France/Morocco/Germany/Palestine, 2001, Arabic/Hebrew/English, Color, 92 min., unrated, 35mm (1.85:1)

Chinatown
Sunday, August 3rd - 7pm & 9:30pm

Roman Polanski's classic tale of water and corruption.

Director Roman Polanski's classic neo-noir detective story is set during a heat wave in 1930s Los Angeles, where residents suffer from a water shortage due to an ongoing drought. With stellar contributions from composer Jerry Goldsmith and screenwriter Robert Towne, whose script recalls the hard-boiled cynicism of Raymond Chandler and Dashiell Hammett, Chinatown is a complex and superbly crafted period drama that has become Polanski's most critically acclaimed film.

USA, 1974, English, Color, 131 min., R, 35mm.(1.85:1)

High and Low
Thursday, August 7th - 7pm & 9:30pm

Based on a crime novel by Ed McBain.

Based on King's Ransom, a crime novel by Ed McBain, High and Low stars Toshiro Mifune as Kingo Gondo, a wealthy, hardworking businessman. As Gondo plans a coup that will secure his position as the head of his Yokohama shoe company, he is contacted by a criminal who informs him that he’s kidnapped his son.
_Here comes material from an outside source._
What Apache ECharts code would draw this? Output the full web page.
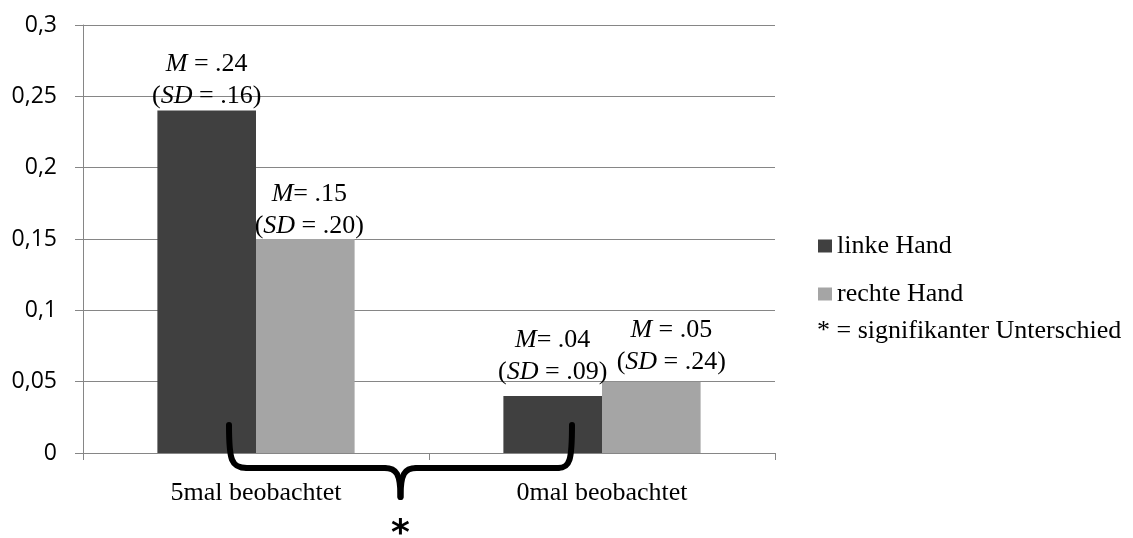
<!DOCTYPE html>
<html><head><meta charset="utf-8">
<script src="https://cdn.jsdelivr.net/npm/echarts@6/dist/echarts.min.js"></script>
<style>html,body{margin:0;padding:0;background:#fff}#c{width:1133px;height:538px}</style>
</head><body><div id="c"></div>
<script>
const categories = ["5mal beobachtet", "0mal beobachtet"];
const seriesNames = ["linke Hand", "rechte Hand"];
const linkeHand = [0.24, 0.04];
const rechteHand = [0.15, 0.05];
const linkeLabels = ["{i|M} = .24\n({i|SD} = .16)", "{i|M}= .04\n({i|SD} = .09)"];
const rechteLabels = ["{i|M}= .15\n({i|SD} = .20)", "{i|M} = .05\n({i|SD} = .24)"];
const yTicks = [0, 0.05, 0.1, 0.15, 0.2, 0.25, 0.3];
const noteText = "* = signifikanter Unterschied";

const serif = "'Liberation Serif', 'Times New Roman', serif";
const labelOffsets = [[[0, 2], [0, -8]], [[4, 3], [20, -3]]];

function mkData(vals, labels, si) {
  return vals.map((v, i) => ({
    value: v,
    label: { formatter: labels[i], offset: labelOffsets[si][i] }
  }));
}
const labelStyle = {
  show: true, position: 'top', distance: 0, color: '#000',
  fontFamily: serif, fontSize: 26, lineHeight: 32,
  rich: { i: { fontStyle: 'italic', fontFamily: serif, fontSize: 26, lineHeight: 32, color: '#000' } }
};

const chart = echarts.init(document.getElementById('c'), null, { renderer: 'canvas' });
chart.setOption({
  animation: false,
  backgroundColor: '#fff',
  grid: { left: 83, right: 358, top: 25, bottom: 85, containLabel: false },
  legend: {
    orient: 'vertical', left: 818, top: 233, padding: 0,
    itemWidth: 14, itemHeight: 13, itemGap: 22, icon: 'rect',
    textStyle: { fontFamily: serif, fontSize: 26, color: '#000' },
    data: seriesNames
  },
  xAxis: {
    type: 'category', data: categories,
    axisLine: { lineStyle: { color: '#868686', width: 1 } },
    axisTick: { show: true, length: 7, lineStyle: { color: '#868686' } },
    axisLabel: { color: '#000', fontFamily: serif, fontSize: 26, margin: 27 }
  },
  yAxis: {
    type: 'value', min: 0, max: 0.3, interval: 0.05,
    axisLine: { show: true, lineStyle: { color: '#868686', width: 1 } },
    axisTick: { show: true, length: 8, lineStyle: { color: '#868686' } },
    splitLine: { lineStyle: { color: '#868686', width: 1 } },
    axisLabel: {
      color: '#000', fontFamily: "'Open Sans', sans-serif", fontSize: 23, margin: 26,
      formatter: v => { const t = yTicks.find(x => Math.abs(x - v) < 1e-9); return String(t !== undefined ? t : v).replace('.', ','); }
    }
  },
  series: [
    { name: seriesNames[0], type: 'bar', data: mkData(linkeHand, linkeLabels, 0), barGap: '0%', barCategoryGap: '43%',
      itemStyle: { color: '#404040' }, label: labelStyle },
    { name: seriesNames[1], type: 'bar', data: mkData(rechteHand, rechteLabels, 1), barGap: '0%', barCategoryGap: '43%',
      itemStyle: { color: '#a5a5a5' }, label: labelStyle }
  ]
});

// brace annotation below the axis, anchored to the grid
const p0 = chart.convertToPixel({ gridIndex: 0 }, [0, 0]);
const p1 = chart.convertToPixel({ gridIndex: 0 }, [1, 0]);
const base = p0[1];
const xl = p0[0] - 27, xr = p1[0] - 30, xm = (xl + xr) / 2;
const yt = base - 28, yh = base + 15, yp = base + 44;
const st = { stroke: '#000', lineWidth: 6, fill: 'none', lineCap: 'round' };
const bz = (x1, y1, c1x, c1y, c2x, c2y, x2, y2) => ({ type: 'bezierCurve', shape: { x1, y1, cpx1: c1x, cpy1: c1y, cpx2: c2x, cpy2: c2y, x2, y2 }, style: st, z: 100 });
const ln = (x1, y1, x2, y2) => ({ type: 'line', shape: { x1, y1, x2, y2 }, style: st, z: 100 });
chart.setOption({
  graphic: [
    bz(xl, yt, xl, yh - 8, xl + 2, yh, xl + 18, yh),
    ln(xl + 18, yh, xm - 16, yh),
    bz(xm - 16, yh, xm - 4, yh, xm, yh + 6, xm, yp),
    bz(xm, yp, xm, yh + 6, xm + 4, yh, xm + 16, yh),
    ln(xm + 16, yh, xr - 14, yh),
    bz(xr - 14, yh, xr - 2, yh, xr, yh - 8, xr, yt),
    { type: 'text', x: xm, y: base + 64, style: { text: '*', fontFamily: "'DejaVu Sans', sans-serif", fontSize: 36, fontWeight: 'bold', fill: '#000', align: 'center', verticalAlign: 'top' }, z: 100 },
    { type: 'text', x: 817, y: 318, style: { text: noteText, fontFamily: serif, fontSize: 26, fill: '#000', align: 'left', verticalAlign: 'top' } }
  ]
});
</script></body></html>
The crook demands a huge ransom for the boy's return – an amount that has taken Gondo 30 years of labor to amass.

Japan, 1963, Japanese with English subtitles, B&W/Color, 143 min., unrated, 35mm (1.85:1)

City of God
Friday & Saturday, August 8th & 9th - 7pm & 9:30pm

Nominated for two Academy Awards.

Cidade de Deus (City of God) is a housing project built in the 1960s that – in the early '80s – became one of the most dangerous places in Rio de Janeiro. The tale tells the stories of many characters whose lives sometimes intersect. However, all is seen through the eyes of a singular narrator; Busca-Pe, a poor black youth too frail and scared to become an outlaw but also too smart to be content with underpaid, menial jobs. He grows up in a very violent environment. The odds are all against him. But Busca-Pe soon discovers that he can see reality differently than others. His redemption is that he;s been given an artist’s point of view as a keen-eyed photographer.
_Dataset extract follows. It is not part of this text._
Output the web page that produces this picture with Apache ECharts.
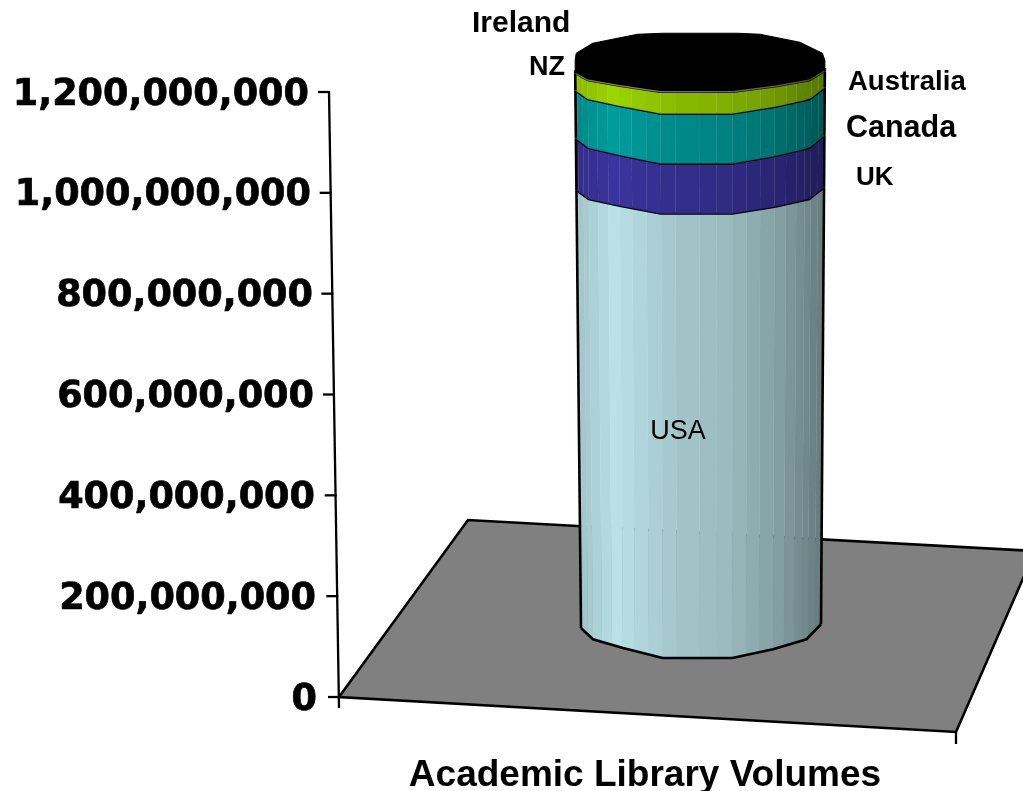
<!DOCTYPE html>
<html>
<head>
<meta charset="utf-8">
<style>html,body{margin:0;padding:0;background:#fff}#c{width:1023px;height:791px}</style>
<script src="https://cdn.jsdelivr.net/npm/echarts@6/dist/echarts.min.js"></script>
</head>
<body>
<div id="c"></div>
<script>
// ---- data ----
const categories = ['Academic Library Volumes'];
const seriesNames = ['USA', 'UK', 'Canada', 'Australia', 'NZ', 'Ireland'];
const volumes = [912000000, 108000000, 100000000, 35000000, 4000000, 3000000];
const tickValues = [0, 200000000, 400000000, 600000000, 800000000, 1000000000, 1200000000];
const axisMax = 1200000000;

// ---- style ----
const baseColors = [[185,225,230],[58,52,158],[0,156,156],[156,212,0],[128,128,128],[0,0,0]];
const rimDepth = [0.97, 1.04, 0.96, 0.78, 0.78, 0.78];
const rimWidth = [2.6, 2.6, 2.6, 1.2, 1.2, 1];
const labelStyles = [
  {dx:-22, dy:22, align:'center', size:27, weight:'normal'},
  {dx:156, dy:14, align:'left', size:26, weight:'bold'},
  {dx:146, dy:14, align:'left', size:30.5, weight:'bold'},
  {dx:148, dy:0,  align:'left', size:27.5, weight:'bold'},
  {dx:-171,dy:-5, align:'left', size:27, weight:'bold'},
  {dx:-228,dy:-47,align:'left', size:30, weight:'bold'}
];
const rimProfile = [[0,0],[.05,9],[.175,16],[.34,24],[.63,24],[.8,17],[.94,9],[1,-3]];
const capBack = [[1,-10],[.99,-17],[.9,-28],[.74,-36],[.65,-37],[.35,-37],[.25,-36],[.07,-27],[.004,-17],[0,-10]];
const shadeKeys = [[0,.87],[.15,1],[.4,.88],[.6,.83],[.8,.72],[1,.55]];
const facetPx = [0,2,7,12,21,31,42,54,68,82,96,119,136,151,165,178,192,203,213,221,227,234,240];
const facets = facetPx.map(p => p / 240);

function interp(keys, u) {
  for (let i = 1; i < keys.length; i++) {
    if (u <= keys[i][0]) {
      const a = keys[i-1], b = keys[i];
      return a[1] + (b[1]-a[1]) * (u-a[0]) / (b[0]-a[0]);
    }
  }
  return keys[keys.length-1][1];
}

function rimPoint(api, u, v, depth) {
  const c = api.coord([0, v]);
  const w = api.size([1, 0])[0] * (0.96 + 0.04 * v / axisMax);
  const shift = 1 - v / axisMax;
  return [c[0] + shift + (u - 0.5) * w, c[1] + interp(rimProfile, u) * depth];
}

// cumulative stack
const stacked = [];
volumes.reduce((s, v, i) => { stacked.push([0, s, s + v, i]); return s + v; }, 0);

function renderLayer(params, api) {
  const lo = api.value(1), hi = api.value(2), i = api.value(3);
  const loDepth = i === 0 ? 1.25 : rimDepth[i-1];
  const hiDepth = rimDepth[i];
  const children = [];
  const col = baseColors[i];
  for (let k = 0; k + 1 < facets.length; k++) {
    const u0 = facets[k], u1 = facets[k+1], m = interp(shadeKeys, (u0+u1)/2);
    const fill = 'rgb(' + col.map(c => Math.round(c*m)).join(',') + ')';
    children.push({
      type: 'polygon',
      shape: {points: [rimPoint(api,u0,lo,loDepth), rimPoint(api,u1,lo,loDepth), rimPoint(api,u1,hi,hiDepth), rimPoint(api,u0,hi,hiDepth)]},
      style: {fill, stroke: fill, lineWidth: 0.3}
    });
  }
  const stroke = {stroke:'#000', fill:'none', lineWidth:rimWidth[i]};
  const keyU = rimProfile.map(p => p[0]);
  children.push({type:'polyline', shape:{points:keyU.map(u => rimPoint(api,u,hi,hiDepth))}, style:stroke});
  if (i === 0) {
    children.push({type:'polyline', shape:{points:keyU.map(u => rimPoint(api,u,lo,loDepth))}, style:{stroke:'#000',fill:'none',lineWidth:2.6}});
  }
  [0,1].forEach(u => children.push({type:'line',
    shape:{x1:rimPoint(api,u,lo,loDepth)[0], y1:rimPoint(api,u,lo,loDepth)[1], x2:rimPoint(api,u,hi,hiDepth)[0], y2:rimPoint(api,u,hi,hiDepth)[1]},
    style:{stroke:'#000', lineWidth:2.6}}));
  if (i === seriesNames.length - 1) {
    const front = keyU.map(u => rimPoint(api,u,hi,hiDepth));
    const back = capBack.map(k => { const p = rimPoint(api,k[0],hi,0); return [p[0], p[1]+k[1]]; });
    children.push({type:'polygon', shape:{points:front.concat(back)}, style:{fill:'#000', stroke:'#000', lineWidth:1}});
  }
  const c = api.coord([0,(lo+hi)/2]), s = labelStyles[i];
  children.push({type:'text', z2:50, style:{x:c[0]+s.dx, y:c[1]+s.dy, text:seriesNames[i], align:s.align, verticalAlign:'middle',
    fill:'#000', font:s.weight+' '+s.size+'px "Liberation Sans", Arial, sans-serif'}});
  return {type:'group', children};
}

function gridOrigin(api) {
  const c = api.coord([0,0]);
  return [c[0] - api.size([1,0])[0] / 2, c[1]];
}

function renderFloor(params, api) {
  const o = gridOrigin(api);
  const pts = [[0,0],[129,-177],[696,-146],[617,35]].map(p => [o[0]+p[0], o[1]+p[1]]);
  return {type:'polygon', shape:{points:pts}, style:{fill:'#808080', stroke:'#000', lineWidth:2.6}};
}

function renderAxis(params, api) {
  const children = [];
  const bottom = gridOrigin(api);
  const top = api.coord([0, axisMax]);
  const sl = (y) => bottom[0] - (bottom[1] - y) * 10 / 605;
  children.push({type:'line', shape:{x1:sl(top[1]), y1:top[1]-1, x2:bottom[0], y2:bottom[1]+11}, style:{stroke:'#000',lineWidth:2.3}});
  tickValues.forEach(v => {
    const y = api.coord([0, v])[1], x = sl(y);
    children.push({type:'line', shape:{x1:x-11, y1:y, x2:v === axisMax ? x : x+1, y2:y}, style:{stroke:'#000',lineWidth:2.3}});
  });
  children.push({type:'line', shape:{x1:bottom[0]+617, y1:bottom[1]+35, x2:bottom[0]+617, y2:bottom[1]+47}, style:{stroke:'#000',lineWidth:2.3}});
  return {type:'group', children};
}

const labelPad = {0:0, 200000000:1, 400000000:2, 600000000:3, 800000000:4, 1000000000:6, 1200000000:8};
const rich = {};
Object.values(labelPad).forEach(p => { rich['p'+p] = {fontFamily:'"DejaVu Sans", Verdana, sans-serif', fontWeight:'bold', fontSize:36.6, color:'#000', textBorderColor:'#000', textBorderWidth:0.7, padding:[6,p,0,0]}; });

const chart = echarts.init(document.getElementById('c'), null, {renderer:'canvas'});
chart.setOption({
  animation:false,
  backgroundColor:'#fff',
  grid:[
    {left:339, width:612, top:92, height:605, outerBoundsMode:'none'},
    {left:575, width:250, top:52, height:576, outerBoundsMode:'none'}
  ],
  xAxis:[
    {gridIndex:0, type:'category', data:categories, axisLine:{show:false}, axisTick:{show:false},
     axisLabel:{margin:60, color:'#000', fontFamily:'"Liberation Sans", Arial, sans-serif', fontWeight:'bold', fontSize:37}},
    {gridIndex:1, type:'category', data:categories, show:false}
  ],
  yAxis:[
    {gridIndex:0, type:'value', min:0, max:axisMax, interval:200000000, splitLine:{show:false}, axisLine:{show:false}, axisTick:{show:false},
     axisLabel:{margin:22, formatter:v => '{p'+labelPad[v]+'|'+v.toLocaleString('en-US')+'}', rich}},
    {gridIndex:1, type:'value', min:0, max:axisMax, show:false}
  ],
  series:[
    {type:'custom', name:'floor', xAxisIndex:0, yAxisIndex:0, silent:true, z:1, renderItem:renderFloor, data:[[0,0]]},
    {type:'custom', name:'axis', xAxisIndex:0, yAxisIndex:0, silent:true, z:2, renderItem:renderAxis, data:[[0,0]]}
  ].concat(seriesNames.map((n,i) => ({
    type:'custom', name:n, xAxisIndex:1, yAxisIndex:1, silent:true, z:3+i, renderItem:renderLayer, data:[stacked[i]], encode:{x:0,y:[1,2]}
  })))
});
</script>
</body>
</html>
Brazil/France/USA, 2002, Portuguese with English subtitles, Color, 130 min., R, 35 mm (1.85:1)

Deliverance
Sunday, August 10th - 7pm & 9:15pm
John Boorman's classic river adventure.

Director John Boorman’s adaptation of James Dickey's best-selling novel stars Burt Reynolds as the hypermasculine Lewis Medlock. Obsessed with Hemingway-vintage notions about achieving true masculinity by challenging nature, Lewis cajoles three of his friends, Bobby Trippe (Ned Beatty), Drew Ballinger (Ronny Cox), and Ed Gentry (Jon Voight), into joining him on a white-water canoe trip down an uncharted river in the Appalachians, although only Ed has had any similar experience. The rare screening of this archive print was made possible by Turner Classic Movies.
USA, 1972, English, Color, 109 min., R, 35mm (1.85:1)

Red Beard
Thursday, August 14th - 7pm only
Kurosawa and Mifune's last film together.

Truly the end of an era, Red Beard marks the dissolution of the Kurosawa/Mifune partnership and also Kurosawa's las black-and-white production. Although surprisingly little ahs been written about the rift between Mifune and Kurosawa, it's likely that tensions were largetly due to the film’s grueling two-year shoot. Despite the drama behind the camera, Red Beard remains on of Kurosawa's underrated classics.

Japan, 1965, Japanese with English Subtitles, B&W, 199 min., unrated, 35mm (1.85:1)

Spellbound
Friday & Saturday, August 15h & 16th - 7pm & 9:15pm

Nominated for an Academy Award.

Who would have thought that the toughest, most rousing and suspenseful of all televised competitions would resolve around a bunch of 14 year-old honor students who are hooked on words? Spellbound, the highly praised, award-winning film, proves that the annual National Spelling Bee is just that – a breath-bating, nail-biting face-off among hundreds of teens who train as rigorously as any Olympic athlete and who are every bit as heroic in their quest for glory.

USA, 2002, English, Color, 95 min., G, 35mm (1.85:1)

The Edge
Sunday, August 17th - 7pm & 9:30pm
Written by David Mamet and starring Anthony Hopkins.

An aging billionaire (Hopkins) and a fashion photographer (Alec Baldwin) having an affair with the rich man's wife must struggle against the elements – including a man-eating bear – after their plane goes down in the Alaskan wild. An unusually dense and cerebral wilderness thriller, penned by literatus David Mamet and helmed by Lee Tamahori ("Once Were Warriors").